WHAT THE EXERCISE ASKS. Write out word for word each line of the records, beginning at the first and stopping after the line with "ctx.setLineDash([]);". Leave the pictures out.

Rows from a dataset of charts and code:

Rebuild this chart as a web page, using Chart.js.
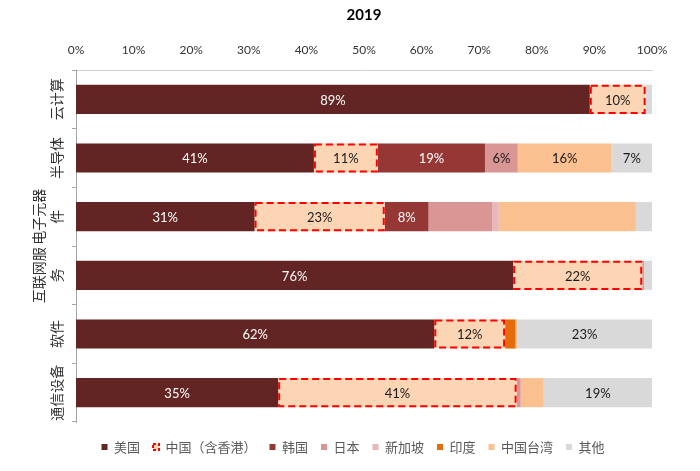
<!DOCTYPE html>
<html>
<head>
<meta charset="utf-8">
<script src="https://cdn.jsdelivr.net/npm/chart.js@4.4.0/dist/chart.umd.min.js"></script>
<style>
  html, body { margin: 0; padding: 0; background: #fff; }
  #wrap { width: 700px; height: 471px; }
</style>
</head>
<body>
<div id="wrap"><canvas id="myChart"></canvas></div>
<script>
// Data (shares in %)
const categories = [['云计算'], ['半导体'], ['电子元器', '件'], ['互联网服', '务'], ['软件'], ['通信设备']];
const seriesNames = ['美国', '中国（含香港）', '韩国', '日本', '新加坡', '印度', '中国台湾', '其他'];
const usa = [89.2, 41.3, 31.0, 75.9, 62.2, 35.1];
const china = [9.7, 11.1, 22.6, 22.4, 12.3, 41.4];
const korea = [0, 18.6, 7.6, 0, 0, 0];
const japan = [0, 5.7, 11.1, 0.3, 0, 0.7];
const singapore = [0, 0, 1.1, 0, 0, 0];
const india = [0, 0, 0, 0, 1.8, 0];
const taiwan = [0, 16.3, 23.8, 0, 0.3, 4.0];
const others = [1.1, 7.0, 2.8, 1.4, 23.4, 18.8];
// labels not printed in the original: [series, row]
const hiddenLabels = [[3, 2], [6, 2]];

const colors = ['#632523', '#fcd5b5', '#953735', '#d99694', '#e6b9b8', '#e46c0a', '#fac090', '#d9d9d9'];
const seriesValues = [usa, china, korea, japan, singapore, india, taiwan, others];

const cjk = '"Noto Sans CJK SC", sans-serif';
const latin = 'Lato, "Noto Sans", sans-serif';

// draws the dashed box round 中国, the value labels and the rotated category names
const barLabels = {
  id: 'barLabels',
  afterDatasetsDraw(chart) {
    const ctx = chart.ctx;
    ctx.save();

    ctx.strokeStyle = '#ff0000';
    ctx.lineWidth = 2;
    ctx.setLineDash([7, 4]);
    chart.getDatasetMeta(1).data.forEach(bar => {
      const p = bar.getProps(['x', 'y', 'base', 'height'], true);
      ctx.strokeRect(p.base + 1, p.y - p.height / 2 + 1, p.x - p.base - 2, p.height - 2);
    });
    ctx.setLineDash([]);

    ctx.font = '13px ' + latin;
    ctx.textAlign = 'center';
    ctx.textBaseline = 'middle';
    chart.data.datasets.forEach((ds, i) => {
      chart.getDatasetMeta(i).data.forEach((bar, j) => {
        const v = ds.data[j];
        if (v < 5) return;
        if (hiddenLabels.some(h => h[0] === i && h[1] === j)) return;
        const p = bar.getProps(['x', 'y', 'base'], true);
        ctx.fillStyle = (i === 0 || i === 2) ? '#ffffff' : '#1a1a1a';
        ctx.fillText(Math.round(v) + '%', (p.x + p.base) / 2, p.y + 1);
      });
    });

    const yScale = chart.scales.y;
    ctx.font = '14px ' + cjk;
    ctx.fillStyle = '#333333';
    categories.forEach((lines, j) => {
      const cy = yScale.getPixelForValue(j);
      lines.forEach((line, k) => {
        const cx = chart.chartArea.left - 19 - (lines.length - 1 - k) * 18;
        ctx.save();
        ctx.translate(cx, cy);
        ctx.rotate(-Math.PI / 2);
        ctx.fillText(line, 0, 0);
        ctx.restore();
      });
    });
    ctx.restore();
  }
};

const ctx = document.getElementById('myChart').getContext('2d');
const myChart = new Chart(ctx, {
  type: 'bar',
  data: {
    labels: categories.map(c => c.join('')),
    datasets: seriesNames.map((name, i) => ({
      label: name,
      data: seriesValues[i],
      backgroundColor: colors[i],
      borderWidth: 0,
      categoryPercentage: 0.8,
      barPercentage: 0.62
    }))
  },
  options: {
    indexAxis: 'y',
    responsive: true,
    maintainAspectRatio: false,
    animation: false,
    layout: { padding: { left: 54, right: 48, top: 0, bottom: 7.5 } },
    scales: {
      x: {
        stacked: true,
        position: 'top',
        min: 0,
        max: 100,
        ticks: {
          stepSize: 10,
          padding: 13,
          color: '#333333',
          font: { size: 12, family: latin },
          callback: v => v + '%'
        },
        grid: { display: false, drawTicks: false },
        border: { color: '#d0d0d0' },
        afterFit: s => { s.height = 42; }
      },
      // empty strip under the bars, keeps the legend a little lower
      gap: {
        type: 'linear',
        position: 'bottom',
        display: true,
        ticks: { display: false },
        grid: { display: false, drawTicks: false },
        border: { display: false },
        afterFit: s => { s.height = 5.5; }
      },
      y: {
        stacked: true,
        ticks: { display: false },
        grid: { drawOnChartArea: false, drawTicks: true, tickLength: 4, color: '#a6a6a6' },
        border: { color: '#a6a6a6' },
        afterFit: s => { s.width = 22; }
      }
    },
    plugins: {
      title: {
        display: true,
        fullSize: false,
        text: '2019',
        color: '#000000',
        font: { size: 15, weight: 'bold', family: latin },
        padding: { top: 6, bottom: 4 }
      },
      legend: {
        position: 'bottom',
        labels: {
          boxWidth: 6,
          boxHeight: 6,
          padding: 13,
          color: '#595959',
          font: { size: 13, family: cjk },
          generateLabels(chart) {
            const items = Chart.defaults.plugins.legend.labels.generateLabels(chart);
            items[1].strokeStyle = '#ff0000';
            items[1].lineWidth = 2;
            items[1].lineDash = [3, 2];
            return items;
          }
        }
      },
      tooltip: { enabled: false }
    }
  },
  plugins: [barLabels]
});
</script>
</body>
</html>
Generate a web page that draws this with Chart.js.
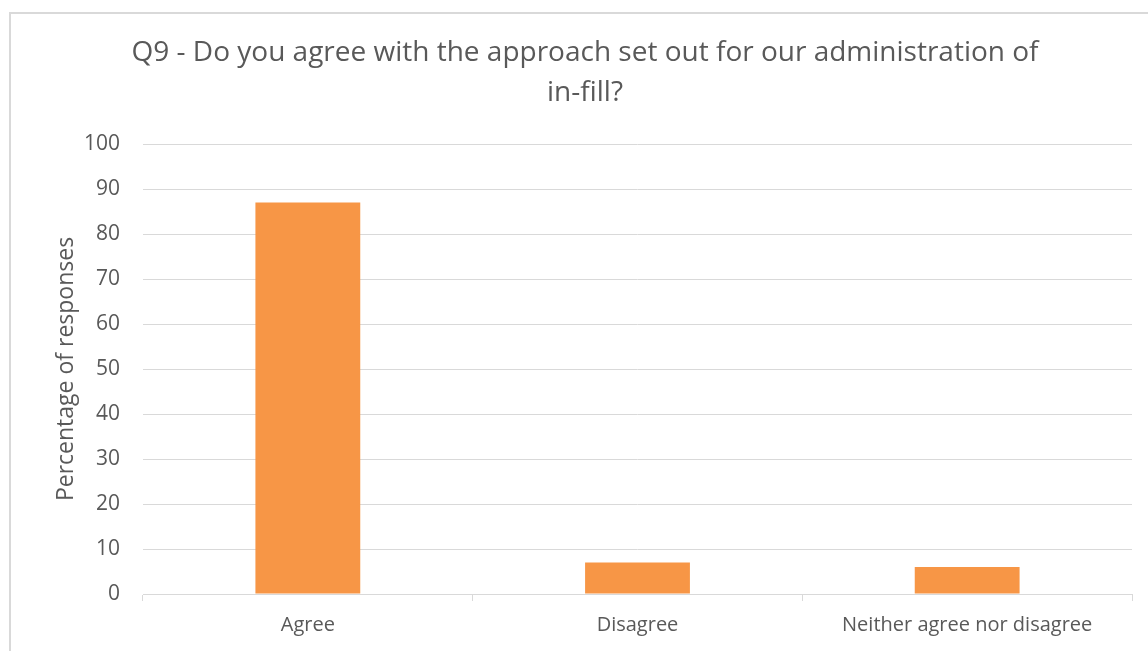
<!DOCTYPE html>
<html>
<head>
<meta charset="utf-8">
<script src="https://cdn.jsdelivr.net/npm/chart.js@4.4.1/dist/chart.umd.min.js"></script>
<style>
  html, body { margin: 0; padding: 0; background: #fff; overflow: hidden; }
  #frame {
    position: absolute; left: 9px; top: 12px; width: 1200px; height: 700px;
    border-left: 2px solid #d9d9d9; border-top: 2px solid #d9d9d9;
  }
  #wrap { position: absolute; left: 0; top: 0; width: 1148px; height: 651px; }
</style>
</head>
<body>
<div id="frame"></div>
<div id="wrap"><canvas id="q9Chart"></canvas></div>
<script>
// Q9 responses
const categories = ["Agree", "Disagree", "Neither agree nor disagree"];
const percentages = [87, 7, 6];
const yTicks = [0, 10, 20, 30, 40, 50, 60, 70, 80, 90, 100];

const textColor = "#595959";
const lineColor = "#d9d9d9";
const fontFamily = "'Open Sans', 'Noto Sans', sans-serif";

const ctx = document.getElementById("q9Chart").getContext("2d");

const q9Chart = new Chart(ctx, {
    type: "bar",
    data: {
        labels: categories,
        datasets: [{
            label: "Percentage of responses",
            data: percentages,
            backgroundColor: "#F79646",
            borderWidth: 0,
            barPercentage: 1,
            categoryPercentage: 0.318
        }]
    },
    options: {
        responsive: true,
        maintainAspectRatio: false,
        animation: false,
        // left padding pushes the title's centre to the right like the original
        layout: { padding: { left: 38, right: 16, top: 0, bottom: 0 } },
        plugins: {
            legend: { display: false },
            tooltip: { enabled: false },
            title: {
                display: true,
                text: ["Q9 - Do you agree with the approach set out for our administration of", "in-fill?"],
                color: textColor,
                font: { family: fontFamily, size: 28, weight: "normal", lineHeight: "40px" },
                padding: { top: 33, bottom: 31 }
            }
        },
        scales: {
            x: {
                grid: {
                    offset: true,
                    drawOnChartArea: false,
                    drawTicks: true,
                    tickLength: 7,
                    color: lineColor
                },
                border: { display: true, color: lineColor },
                ticks: {
                    color: textColor,
                    font: { family: fontFamily, size: 20 },
                    padding: 12,
                    maxRotation: 0
                },
                afterFit: scale => { scale.height = 57; }
            },
            y: {
                min: 0,
                max: 100,
                afterBuildTicks: scale => { scale.ticks = yTicks.map(v => ({ value: v })); },
                grid: { color: lineColor, drawTicks: false },
                border: { display: false },
                ticks: {
                    color: textColor,
                    font: { family: fontFamily, size: 21 },
                    padding: 23
                },
                title: {
                    display: true,
                    text: "Percentage of responses",
                    color: textColor,
                    font: { family: fontFamily, size: 23 },
                    padding: { top: 15, bottom: 0 }
                },
                afterFit: scale => { scale.width = 105; }
            }
        }
    }
});
</script>
</body>
</html>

EXERCISE RESPONSE.
Rebuild this chart as a web page, using Chart.js.
<!DOCTYPE html>
<html>
<head>
<meta charset="utf-8">
<script src="https://cdn.jsdelivr.net/npm/chart.js@4.4.0/dist/chart.umd.min.js"></script>
<style>
  html, body { margin: 0; padding: 0; background: #fff; }
  #wrap { width: 700px; height: 471px; }
</style>
</head>
<body>
<div id="wrap"><canvas id="myChart"></canvas></div>
<script>
// Data (shares in %)
const categories = [['云计算'], ['半导体'], ['电子元器', '件'], ['互联网服', '务'], ['软件'], ['通信设备']];
const seriesNames = ['美国', '中国（含香港）', '韩国', '日本', '新加坡', '印度', '中国台湾', '其他'];
const usa = [89.2, 41.3, 31.0, 75.9, 62.2, 35.1];
const china = [9.7, 11.1, 22.6, 22.4, 12.3, 41.4];
const korea = [0, 18.6, 7.6, 0, 0, 0];
const japan = [0, 5.7, 11.1, 0.3, 0, 0.7];
const singapore = [0, 0, 1.1, 0, 0, 0];
const india = [0, 0, 0, 0, 1.8, 0];
const taiwan = [0, 16.3, 23.8, 0, 0.3, 4.0];
const others = [1.1, 7.0, 2.8, 1.4, 23.4, 18.8];
// labels not printed in the original: [series, row]
const hiddenLabels = [[3, 2], [6, 2]];

const colors = ['#632523', '#fcd5b5', '#953735', '#d99694', '#e6b9b8', '#e46c0a', '#fac090', '#d9d9d9'];
const seriesValues = [usa, china, korea, japan, singapore, india, taiwan, others];

const cjk = '"Noto Sans CJK SC", sans-serif';
const latin = 'Lato, "Noto Sans", sans-serif';

// draws the dashed box round 中国, the value labels and the rotated category names
const barLabels = {
  id: 'barLabels',
  afterDatasetsDraw(chart) {
    const ctx = chart.ctx;
    ctx.save();

    ctx.strokeStyle = '#ff0000';
    ctx.lineWidth = 2;
    ctx.setLineDash([7, 4]);
    chart.getDatasetMeta(1).data.forEach(bar => {
      const p = bar.getProps(['x', 'y', 'base', 'height'], true);
      ctx.strokeRect(p.base + 1, p.y - p.height / 2 + 1, p.x - p.base - 2, p.height - 2);
    });
    ctx.setLineDash([]);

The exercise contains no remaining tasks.